Finally, there are uncertain tax positions where the distinction between validity and value is unclear even when timing is not an issue. For example, if a taxing authority claims that an enterprise is not entitled to include certain tax items in the calculation of the base amount for a particular tax credit, does the disallowance of those tax items raise a question about the validity of the credit on those specific tax items, or is the dispute simply a question of the value of the credit that is allowable overall? Is this another circumstance where the enterprise must first determine whether the additional tax items are a separate "unit of account" before analyzing the validity and value issues? The proper application of the proposed Interpretation in this relatively common situation is highly uncertain and underscores why current accounting principles can be applied with better results and greater reliability than the proposed Interpretation.

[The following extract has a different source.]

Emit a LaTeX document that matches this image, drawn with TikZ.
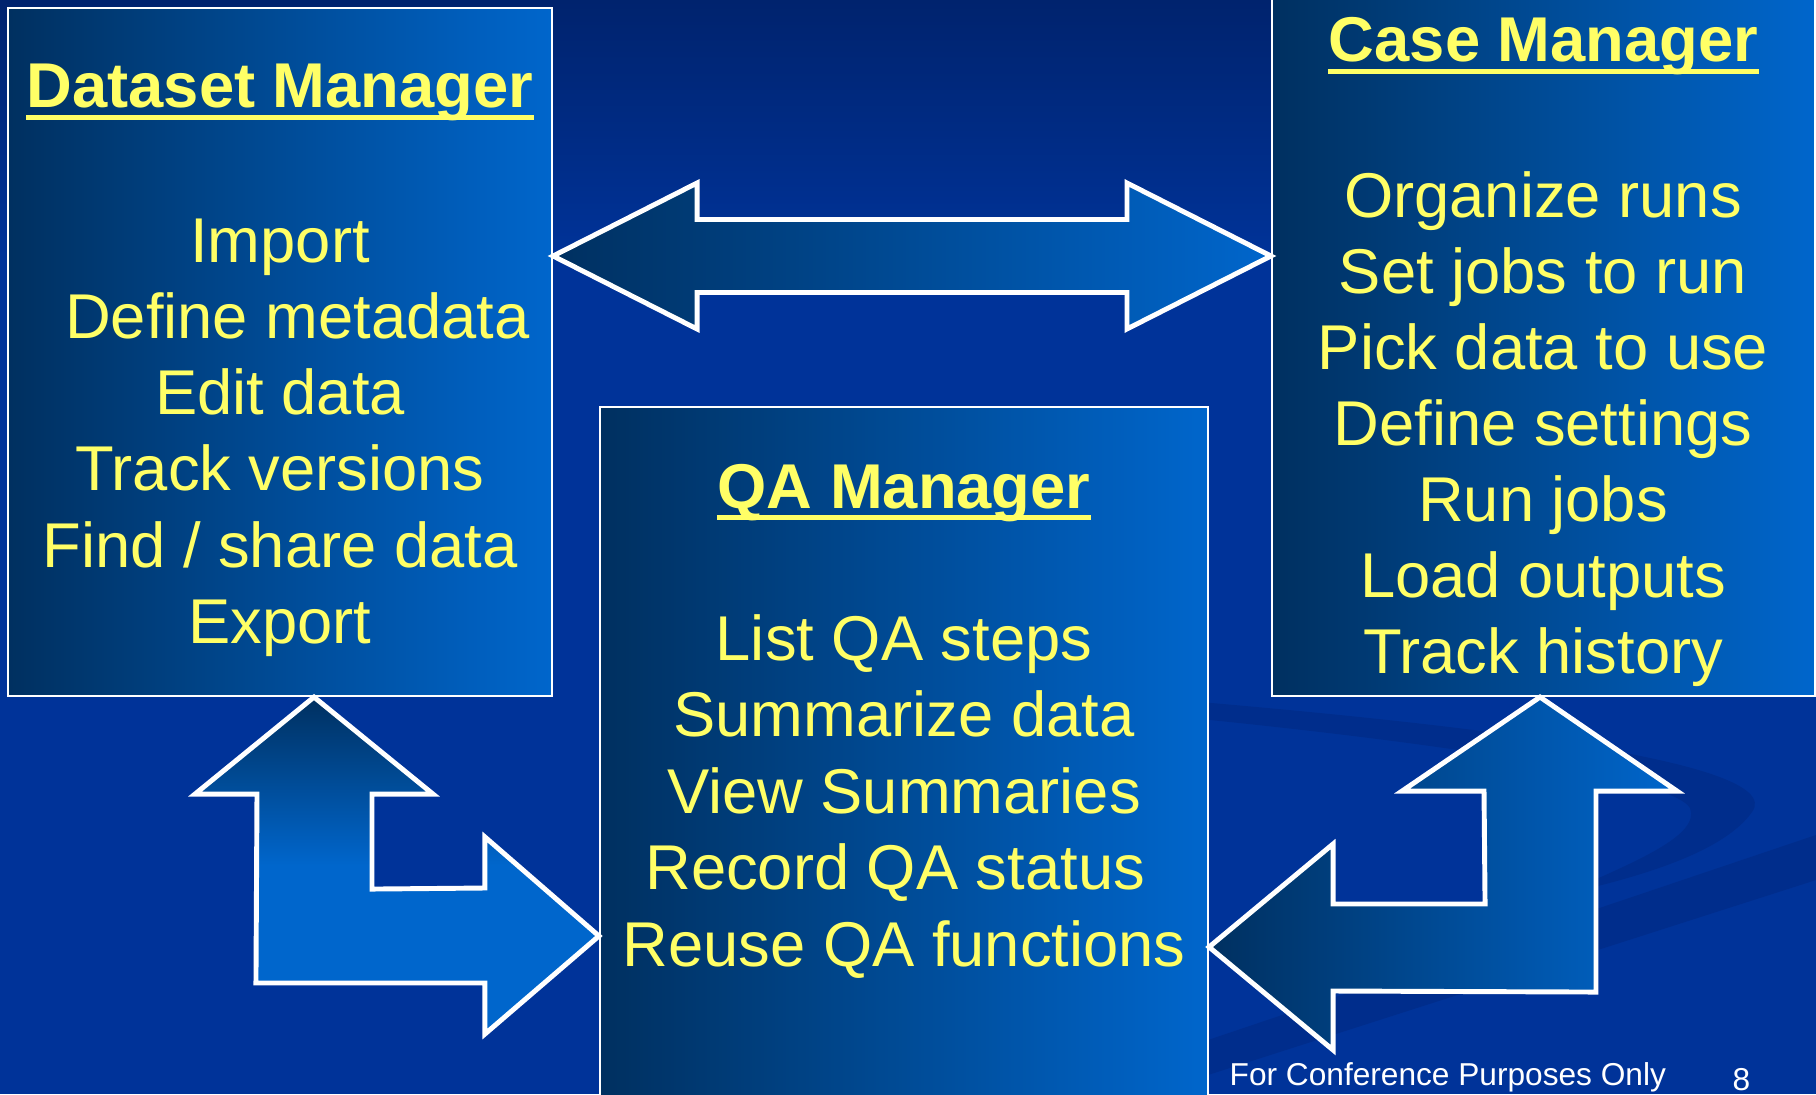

D. Transfer Pricing Example

The accounting result under the circumstances discussed in paragraphs A16 through A21 of the exposure draft is generally the same under current accounting principles, but the result is more easily explained under current principles. Since the enterprise has documented that its transfer-pricing methods are reasonable and supportable, the enterprise would conclude under current rules that it is not probable that the taxing authorities would assert a transfer-pricing adjustment.

Although the example is helpful and provides assurance that enterprises do not have to assume transfer-pricing adjustments will be made simply because of the inherent complexity and ambiguity of the rules, application of the example's principles to more complex but common transfer-pricing facts and circumstances will lead to significant confusion. For example, if an intercompany transaction is challenged by the taxing authority on the basis that a payment is considered a nondeductible contribution to capital and the enterprise's position that the payment is fully deductible does not satisfy the probable threshold for initial recognition, no benefit would be realized. This would be the result even where the enterprise can establish that its treatment of the transaction is "more likely than not" correct and that the matter can be resolved by a concession of no more than 40 percent of the tax benefit. Under current accounting principles, the enterprise would recognize the tax benefit of the reported tax treatment and then record a loss contingency accrual for the reasonable estimate of the amount that would be incurred to resolve the matter.

E. Amortization Example

The example assumes--perhaps unrealistically--that 15-year amortization is the treatment that is probable of being sustained. A more likely outcome is that, because of uncertainty in the applicable tax rules, there is a 40-percent to 60-percent chance that the deduction will be sustained, and a 40-percent to 60-percent probability that 15-year amortization will be sustained. In such circumstances, is it accurate to say that 15-year amortization is the treatment that is probable of being sustained?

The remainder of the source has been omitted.